Lastly, when you pick up your shoes and look at the sole, are the treads worn out? Depending on the kind of runner you are, your shoes will show a distinct running pattern. Within that pattern, if you have noticed that you have worn your treads down, it is time to get new shoes. It is believed that the treads will always outlast the cushion and shock absorbency of the shoe, so if you have worn the treads smooth, your shoe is probably not protecting your body from impact the way it is meant to. Shoes that don’t absorb shock like they should, allow the vibration from the impact of heel strike to impact the heel, ankle, shins to the knee and continue up the kinetic chain.

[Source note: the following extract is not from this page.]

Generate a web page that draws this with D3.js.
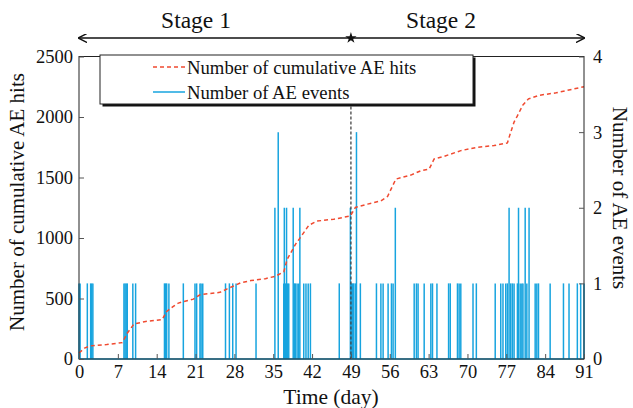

There are lots of things that an have an effect on the wear and tear of your running shoes. No two people stress shoes the same. Trail and treadmill running are much easier on shoes than running on pavement, an avid runner with great technique will likely not stress a shoe as much as a new runner with bad form and a heavy heel strike. Regardless of your running experience, running shoes are your first line of defense in protection against the stress running places on our bodies. Proper equipment is paramount! Trusting your body and how it feels is probably always going to be the best indicator of when to replace your shoes. It doesn’t matter if your app says you have another 100 miles to put on your running shoes. If you find that you are experiencing abnormal soreness after a run, that you feel could be because of your shoes, change them! Running can be hard on your body, invest in good running shoes, and your body will thank you!